The connecting rod is one of the most important parts of the engine but suffers the risk of fatigue due to the alternating loads, especially at the small end where the stress is locally concentrated by its contact with the piston pin. In this study, a finite element model is established for the connecting rod in contact with the piston pin subject to combustion force that is experimentally obtained. The motion pattern of the connecting rod is equivalently modified to save the calculation cost, and the elastic-plastic behavior of its material is considered according to the nonlinear isotropic/kinematic hardening law. The damage-coupled elastic field can be conveniently obtained by the contact model developed in the finite element tool; nevertheless, the plastic stress/strain should be iteratively determined based on the plastic flow criterion. The damage evolution of the connecting rod is modeled by continuum damage mechanics, and it is induced by both the elastic and plastic components, which are determined by cyclic stress and accumulated plastic strain, respectively.
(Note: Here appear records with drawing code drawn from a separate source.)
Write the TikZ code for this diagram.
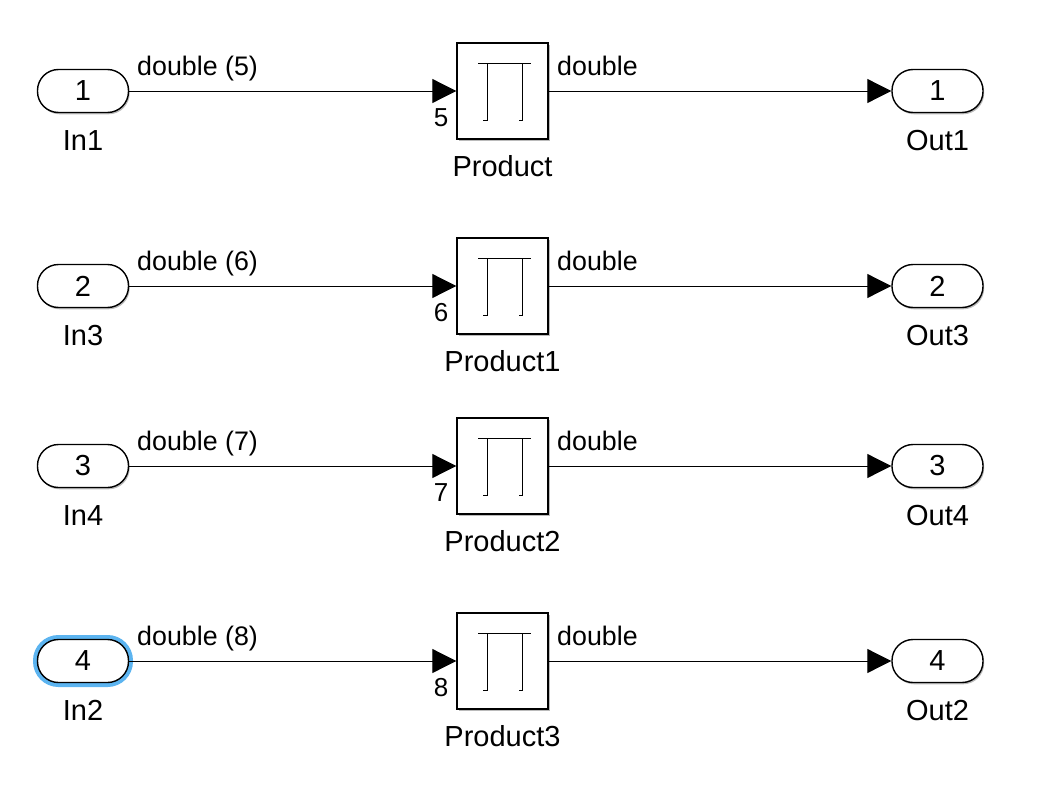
\documentclass[tikz,border=0pt]{standalone}
\usepackage{xcolor}
\usepackage{fontspec}
\setmainfont{Liberation Sans}
\usepackage{tikz}
\usetikzlibrary{positioning,arrows.meta,shadows}
\definecolor{hilite}{RGB}{92,180,240}

\begin{document}
\begin{tikzpicture}[x=1pt,y=-1pt,on grid,>={Triangle[length=24pt,width=24pt]}]
        \tikzstyle{port}=[draw,line width=1.4pt,fill=white,rounded corners=21pt,minimum width=91pt,minimum height=43pt,inner sep=0pt,
          drop shadow={shadow xshift=1.2pt,shadow yshift=-1.8pt,fill=black!45,opacity=.6},font=\fontsize{29}{34}\selectfont]
        \tikzstyle{prod}=[draw,line width=1.4pt,fill=white,minimum width=91pt,minimum height=96pt,inner sep=0pt,
          drop shadow={shadow xshift=1.5pt,shadow yshift=-1.8pt,fill=black!45,opacity=.6},
          path picture={
            \draw[line width=0.9pt] ([shift={(-24.5,-28)}]path picture bounding box.center) -- ++(53,0);
            \draw[line width=0.9pt] ([shift={(-19.5,29)}]path picture bounding box.center) -- ++(4,0) -- ++(0,-57);
            \draw[line width=0.9pt] ([shift={(16.5,29)}]path picture bounding box.center) -- ++(3,0) -- ++(0,-57);
          }]
        \tikzstyle{lbl}=[inner sep=0pt,font=\fontsize{29}{34}\selectfont]
        \tikzstyle{sig}=[pos=0,anchor=base west,inner sep=0pt,yshift=16pt,font=\fontsize{26.8}{32}\selectfont]
        \tikzstyle{pnum}=[inner sep=0pt,font=\fontsize{26}{31}\selectfont]
        \useasboundingbox (0,0) rectangle (1060,792);

        % row 1
        \node[port] (In1) at (83,91) {1};
        \node[prod] (P1) [right=419.5pt of In1] {};
        \node[port] (Out1) [right=435pt of P1] {1};
        % row 2
        \node[port] (In3) [below=195pt of In1] {2};
        \node[prod] (P2) [right=419.5pt of In3] {};
        \node[port] (Out3) [right=435pt of P2] {2};
        % row 3
        \node[port] (In4) [below=180pt of In3] {3};
        \node[prod] (P3) [right=419.5pt of In4] {};
        \node[port] (Out4) [right=435pt of P3] {3};
        % row 4
        \node[port,preaction={draw=hilite,line width=9pt}] (In2) [below=195pt of In4] {4};
        \node[prod] (P4) [right=419.5pt of In2] {};
        \node[port] (Out2) [right=435pt of P4] {4};

        \node[lbl] (In1l) [below=49.5pt of In1] {In1};
        \node[lbl] (In3l) [below=49.5pt of In3] {In3};
        \node[lbl] (In4l) [below=49.5pt of In4] {In4};
        \node[lbl] (In2l) [below=49.5pt of In2] {In2};
        \node[lbl] (Out1l) [below=50pt of Out1] {Out1};
        \node[lbl] (Out3l) [below=50pt of Out3] {Out3};
        \node[lbl] (Out4l) [below=50pt of Out4] {Out4};
        \node[lbl] (Out2l) [below=50pt of Out2] {Out2};
        \node[lbl] (P1l) [below=75.5pt of P1] {Product};
        \node[lbl] (P2l) [below=75.5pt of P2] {Product1};
        \node[lbl] (P3l) [below=75.5pt of P3] {Product2};
        \node[lbl] (P4l) [below=75.5pt of P4] {Product3};

        \node[pnum] (P1n) [below left=26.7pt and 61.5pt of P1] {5};
        \node[pnum] (P2n) [below left=26.7pt and 61.5pt of P2] {6};
        \node[pnum] (P3n) [below left=26.7pt and 61.5pt of P3] {7};
        \node[pnum] (P4n) [below left=26.7pt and 61.5pt of P4] {8};

        \path[->,line width=1pt]
        (In1) edge node[sig,xshift=7.5pt] {double (5)} (P1)
        (P1) edge node[sig,xshift=8pt] {double} (Out1)
        (In3) edge node[sig,xshift=7.5pt] {double (6)} (P2)
        (P2) edge node[sig,xshift=8pt] {double} (Out3)
        (In4) edge node[sig,xshift=7.5pt] {double (7)} (P3)
        (P3) edge node[sig,xshift=8pt] {double} (Out4)
        (In2) edge node[sig,xshift=7.5pt] {double (8)} (P4)
        (P4) edge node[sig,xshift=8pt] {double} (Out2);
    \end{tikzpicture}
\end{document}
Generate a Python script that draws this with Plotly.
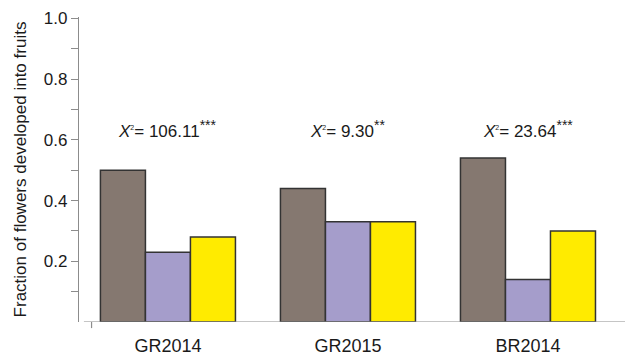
import plotly.graph_objects as go

# Fraction of flowers that developed into fruits, by site/year and treatment
sites = ["GR2014", "GR2015", "BR2014"]
treatment_a = [0.50, 0.44, 0.54]
treatment_b = [0.23, 0.33, 0.14]
treatment_c = [0.28, 0.33, 0.30]
chi_sq = ["106.11", "9.30", "23.64"]
signif = ["***", "**", "***"]

y_ticks = [0.1, 0.2, 0.3, 0.4, 0.5, 0.6, 0.7, 0.8, 0.9, 1.0]
y_tick_text = ["", "0.2", "", "0.4", "", "0.6", "", "0.8", "", "1.0"]

colors = ["#857870", "#A59DCB", "#FFEB00"]
edge = dict(color="#333333", width=1.5)

fig = go.Figure()
for vals, col in zip([treatment_a, treatment_b, treatment_c], colors):
    fig.add_trace(go.Bar(x=sites, y=vals, marker=dict(color=col, line=edge),
                         showlegend=False))

for s, c, p in zip(sites, chi_sq, signif):
    fig.add_annotation(
        x=s, y=0.636, xref="x", yref="y", showarrow=False,
        text=(f"<i>X</i><sup><span style='font-size:7px'>2</span></sup>= {c}"
              f"<sup><span style='font-size:14px'>{p}</span></sup>"),
        font=dict(family="Liberation Sans, Arial", size=17, color="#1a1a1a"),
    )

# detached baseline with a small tick below its left end
fig.add_shape(type="line", xref="paper", yref="y", x0=0.009, x1=1.0, y0=0, y1=0,
              line=dict(color="#8c8c8c", width=1.2))
fig.add_shape(type="line", xref="paper", yref="paper", x0=0.023, x1=0.023,
              y0=0, y1=-0.02, line=dict(color="#8c8c8c", width=1.2))

fig.update_layout(
    width=625, height=358,
    margin=dict(l=79, r=0, t=17, b=36),
    paper_bgcolor="white", plot_bgcolor="white",
    barmode="group", bargap=0.25, bargroupgap=0,
    font=dict(family="Liberation Sans, Arial", color="#1a1a1a"),
    xaxis=dict(type="category", range=[-0.494, 2.539], showline=False,
               showgrid=False, zeroline=False, ticks="outside", ticklen=7,
               tickcolor="rgba(0,0,0,0)", tickfont=dict(size=18)),
    yaxis=dict(range=[0, 1.005], showline=True, linecolor="#8c8c8c", linewidth=1.2,
               showgrid=False, zeroline=False, ticks="outside", ticklen=7,
               tickcolor="#8c8c8c", tickvals=y_ticks, ticktext=y_tick_text,
               tickfont=dict(size=17),
               title=dict(text="Fraction of flowers developed into fruits",
                          font=dict(size=17), standoff=12)),
)

fig.write_html("out.html")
The constitutive relations of the material for the damaged elements are updated at each analysis step by the user-defined material (UMAT) subroutine to consider the reduction of Young's moduli caused by damage and the effect of plastic deformation. It can be concluded that the damage accumulates gradually on the small end and significantly weakens the material's mechanical properties, leading to the decrease and redistribution of concentrated stress and plastic evolution, which in return accelerates the failure process of the connecting rod. The model considers the interactions of plastic zones and damaged areas and can potentially provide insights into the contact fatigue and damage evolution of engine connecting rods.